All the data must come back unchanged, except that pictures are left out.

***

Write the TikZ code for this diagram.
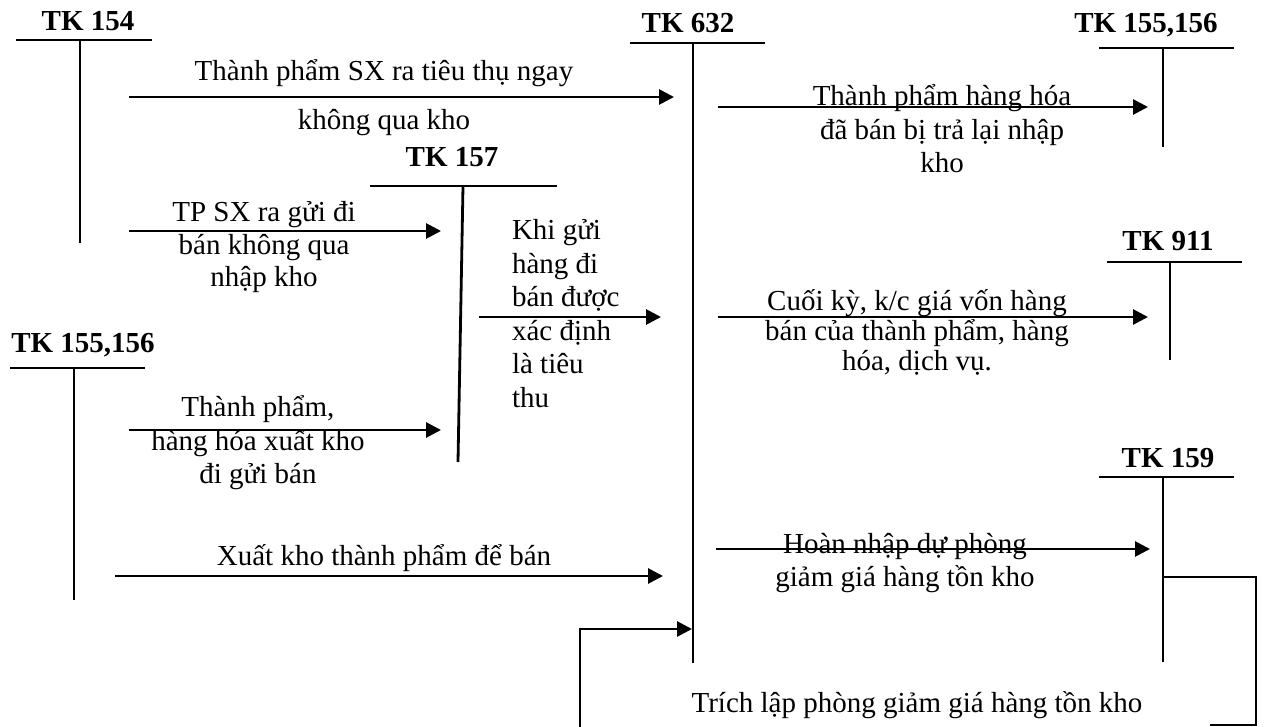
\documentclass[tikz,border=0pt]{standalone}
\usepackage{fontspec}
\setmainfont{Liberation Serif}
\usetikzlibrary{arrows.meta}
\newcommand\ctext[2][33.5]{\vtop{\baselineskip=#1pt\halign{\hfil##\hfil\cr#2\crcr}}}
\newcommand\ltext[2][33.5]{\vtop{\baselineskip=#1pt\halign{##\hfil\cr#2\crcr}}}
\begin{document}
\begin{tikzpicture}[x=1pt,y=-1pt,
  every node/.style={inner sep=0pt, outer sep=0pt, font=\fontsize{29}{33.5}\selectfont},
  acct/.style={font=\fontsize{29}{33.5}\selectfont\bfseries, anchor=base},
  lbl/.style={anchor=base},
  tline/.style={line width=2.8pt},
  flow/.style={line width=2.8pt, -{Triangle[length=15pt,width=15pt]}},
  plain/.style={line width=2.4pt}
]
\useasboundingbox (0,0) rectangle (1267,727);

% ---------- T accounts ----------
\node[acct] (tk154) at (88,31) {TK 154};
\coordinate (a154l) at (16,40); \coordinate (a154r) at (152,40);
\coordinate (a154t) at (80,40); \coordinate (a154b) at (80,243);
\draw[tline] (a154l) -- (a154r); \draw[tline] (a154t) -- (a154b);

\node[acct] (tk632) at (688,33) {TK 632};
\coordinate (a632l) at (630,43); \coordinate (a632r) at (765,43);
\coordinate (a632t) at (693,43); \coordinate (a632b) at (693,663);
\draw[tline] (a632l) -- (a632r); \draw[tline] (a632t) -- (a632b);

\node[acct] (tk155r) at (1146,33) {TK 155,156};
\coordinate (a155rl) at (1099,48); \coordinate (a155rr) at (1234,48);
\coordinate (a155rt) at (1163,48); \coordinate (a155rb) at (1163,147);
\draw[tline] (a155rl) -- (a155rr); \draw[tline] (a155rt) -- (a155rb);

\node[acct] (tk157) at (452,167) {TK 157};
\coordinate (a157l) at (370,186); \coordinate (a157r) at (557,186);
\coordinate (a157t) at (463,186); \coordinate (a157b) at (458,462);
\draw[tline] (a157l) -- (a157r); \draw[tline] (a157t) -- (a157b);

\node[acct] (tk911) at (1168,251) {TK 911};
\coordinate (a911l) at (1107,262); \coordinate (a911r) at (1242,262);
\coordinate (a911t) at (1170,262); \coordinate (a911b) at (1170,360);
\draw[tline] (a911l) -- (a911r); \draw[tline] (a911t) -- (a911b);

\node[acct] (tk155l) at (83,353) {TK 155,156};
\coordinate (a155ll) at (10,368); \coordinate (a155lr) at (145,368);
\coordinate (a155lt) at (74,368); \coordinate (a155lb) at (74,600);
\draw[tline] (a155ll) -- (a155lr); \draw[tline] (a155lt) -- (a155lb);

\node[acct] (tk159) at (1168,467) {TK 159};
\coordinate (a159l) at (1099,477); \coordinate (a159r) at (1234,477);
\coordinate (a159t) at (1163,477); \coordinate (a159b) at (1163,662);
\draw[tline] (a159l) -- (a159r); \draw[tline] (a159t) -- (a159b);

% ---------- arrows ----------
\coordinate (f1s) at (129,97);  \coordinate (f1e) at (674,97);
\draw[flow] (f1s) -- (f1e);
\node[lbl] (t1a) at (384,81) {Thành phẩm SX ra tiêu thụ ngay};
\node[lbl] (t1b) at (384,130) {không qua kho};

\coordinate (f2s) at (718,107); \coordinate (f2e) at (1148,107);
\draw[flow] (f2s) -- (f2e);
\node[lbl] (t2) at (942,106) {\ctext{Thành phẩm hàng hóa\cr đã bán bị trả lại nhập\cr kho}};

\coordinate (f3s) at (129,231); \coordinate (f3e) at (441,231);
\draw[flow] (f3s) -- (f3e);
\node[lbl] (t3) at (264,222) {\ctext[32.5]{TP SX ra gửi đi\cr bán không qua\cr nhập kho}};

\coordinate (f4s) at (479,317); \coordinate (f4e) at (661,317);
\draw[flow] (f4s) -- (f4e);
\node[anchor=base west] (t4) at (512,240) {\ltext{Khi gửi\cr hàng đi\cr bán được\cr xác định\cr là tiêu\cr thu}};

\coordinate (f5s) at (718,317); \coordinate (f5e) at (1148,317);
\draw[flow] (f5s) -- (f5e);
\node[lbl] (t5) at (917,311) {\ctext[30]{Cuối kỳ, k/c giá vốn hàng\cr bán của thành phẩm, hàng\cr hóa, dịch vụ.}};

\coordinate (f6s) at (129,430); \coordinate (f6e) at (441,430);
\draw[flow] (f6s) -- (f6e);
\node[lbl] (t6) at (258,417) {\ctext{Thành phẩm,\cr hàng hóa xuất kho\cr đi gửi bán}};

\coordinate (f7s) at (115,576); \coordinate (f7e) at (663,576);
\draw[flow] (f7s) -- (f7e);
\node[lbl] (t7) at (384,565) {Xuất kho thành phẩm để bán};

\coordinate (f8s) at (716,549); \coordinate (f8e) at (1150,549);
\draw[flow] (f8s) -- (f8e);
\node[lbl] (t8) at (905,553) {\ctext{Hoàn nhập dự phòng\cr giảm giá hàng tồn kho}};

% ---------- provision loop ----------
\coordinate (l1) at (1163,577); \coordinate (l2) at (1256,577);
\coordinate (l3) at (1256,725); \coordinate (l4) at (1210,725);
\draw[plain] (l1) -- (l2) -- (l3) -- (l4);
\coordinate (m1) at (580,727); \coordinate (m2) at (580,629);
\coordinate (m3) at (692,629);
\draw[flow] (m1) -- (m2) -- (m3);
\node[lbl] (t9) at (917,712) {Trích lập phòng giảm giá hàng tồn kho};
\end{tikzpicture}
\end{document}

***

» WORKED ANSWER:
Write the TikZ code for this diagram.
\documentclass[tikz,border=0pt]{standalone}
\usepackage{fontspec}
\setmainfont{Liberation Serif}
\usetikzlibrary{arrows.meta}
\newcommand\ctext[2][33.5]{\vtop{\baselineskip=#1pt\halign{\hfil##\hfil\cr#2\crcr}}}
\newcommand\ltext[2][33.5]{\vtop{\baselineskip=#1pt\halign{##\hfil\cr#2\crcr}}}
\begin{document}
\begin{tikzpicture}[x=1pt,y=-1pt,
  every node/.style={inner sep=0pt, outer sep=0pt, font=\fontsize{29}{33.5}\selectfont},
  acct/.style={font=\fontsize{29}{33.5}\selectfont\bfseries, anchor=base},
  lbl/.style={anchor=base},
  tline/.style={line width=2.8pt},
  flow/.style={line width=2.8pt, -{Triangle[length=15pt,width=15pt]}},
  plain/.style={line width=2.4pt}
]
\useasboundingbox (0,0) rectangle (1267,727);

% ---------- T accounts ----------
\node[acct] (tk154) at (88,31) {TK 154};
\coordinate (a154l) at (16,40); \coordinate (a154r) at (152,40);
\coordinate (a154t) at (80,40); \coordinate (a154b) at (80,243);
\draw[tline] (a154l) -- (a154r); \draw[tline] (a154t) -- (a154b);

\node[acct] (tk632) at (688,33) {TK 632};
\coordinate (a632l) at (630,43); \coordinate (a632r) at (765,43);
\coordinate (a632t) at (693,43); \coordinate (a632b) at (693,663);
\draw[tline] (a632l) -- (a632r); \draw[tline] (a632t) -- (a632b);

\node[acct] (tk155r) at (1146,33) {TK 155,156};
\coordinate (a155rl) at (1099,48); \coordinate (a155rr) at (1234,48);
\coordinate (a155rt) at (1163,48); \coordinate (a155rb) at (1163,147);
\draw[tline] (a155rl) -- (a155rr); \draw[tline] (a155rt) -- (a155rb);

\node[acct] (tk157) at (452,167) {TK 157};
\coordinate (a157l) at (370,186); \coordinate (a157r) at (557,186);
\coordinate (a157t) at (463,186); \coordinate (a157b) at (458,462);
\draw[tline] (a157l) -- (a157r); \draw[tline] (a157t) -- (a157b);

\node[acct] (tk911) at (1168,251) {TK 911};
\coordinate (a911l) at (1107,262); \coordinate (a911r) at (1242,262);
\coordinate (a911t) at (1170,262); \coordinate (a911b) at (1170,360);
\draw[tline] (a911l) -- (a911r); \draw[tline] (a911t) -- (a911b);

\node[acct] (tk155l) at (83,353) {TK 155,156};
\coordinate (a155ll) at (10,368); \coordinate (a155lr) at (145,368);
\coordinate (a155lt) at (74,368); \coordinate (a155lb) at (74,600);
\draw[tline] (a155ll) -- (a155lr); \draw[tline] (a155lt) -- (a155lb);

\node[acct] (tk159) at (1168,467) {TK 159};
\coordinate (a159l) at (1099,477); \coordinate (a159r) at (1234,477);
\coordinate (a159t) at (1163,477); \coordinate (a159b) at (1163,662);
\draw[tline] (a159l) -- (a159r); \draw[tline] (a159t) -- (a159b);

% ---------- arrows ----------
\coordinate (f1s) at (129,97);  \coordinate (f1e) at (674,97);
\draw[flow] (f1s) -- (f1e);
\node[lbl] (t1a) at (384,81) {Thành phẩm SX ra tiêu thụ ngay};
\node[lbl] (t1b) at (384,130) {không qua kho};

\coordinate (f2s) at (718,107); \coordinate (f2e) at (1148,107);
\draw[flow] (f2s) -- (f2e);
\node[lbl] (t2) at (942,106) {\ctext{Thành phẩm hàng hóa\cr đã bán bị trả lại nhập\cr kho}};

\coordinate (f3s) at (129,231); \coordinate (f3e) at (441,231);
\draw[flow] (f3s) -- (f3e);
\node[lbl] (t3) at (264,222) {\ctext[32.5]{TP SX ra gửi đi\cr bán không qua\cr nhập kho}};

\coordinate (f4s) at (479,317); \coordinate (f4e) at (661,317);
\draw[flow] (f4s) -- (f4e);
\node[anchor=base west] (t4) at (512,240) {\ltext{Khi gửi\cr hàng đi\cr bán được\cr xác định\cr là tiêu\cr thu}};

\coordinate (f5s) at (718,317); \coordinate (f5e) at (1148,317);
\draw[flow] (f5s) -- (f5e);
\node[lbl] (t5) at (917,311) {\ctext[30]{Cuối kỳ, k/c giá vốn hàng\cr bán của thành phẩm, hàng\cr hóa, dịch vụ.}};

\coordinate (f6s) at (129,430); \coordinate (f6e) at (441,430);
\draw[flow] (f6s) -- (f6e);
\node[lbl] (t6) at (258,417) {\ctext{Thành phẩm,\cr hàng hóa xuất kho\cr đi gửi bán}};

\coordinate (f7s) at (115,576); \coordinate (f7e) at (663,576);
\draw[flow] (f7s) -- (f7e);
\node[lbl] (t7) at (384,565) {Xuất kho thành phẩm để bán};

\coordinate (f8s) at (716,549); \coordinate (f8e) at (1150,549);
\draw[flow] (f8s) -- (f8e);
\node[lbl] (t8) at (905,553) {\ctext{Hoàn nhập dự phòng\cr giảm giá hàng tồn kho}};

% ---------- provision loop ----------
\coordinate (l1) at (1163,577); \coordinate (l2) at (1256,577);
\coordinate (l3) at (1256,725); \coordinate (l4) at (1210,725);
\draw[plain] (l1) -- (l2) -- (l3) -- (l4);
\coordinate (m1) at (580,727); \coordinate (m2) at (580,629);
\coordinate (m3) at (692,629);
\draw[flow] (m1) -- (m2) -- (m3);
\node[lbl] (t9) at (917,712) {Trích lập phòng giảm giá hàng tồn kho};
\end{tikzpicture}
\end{document}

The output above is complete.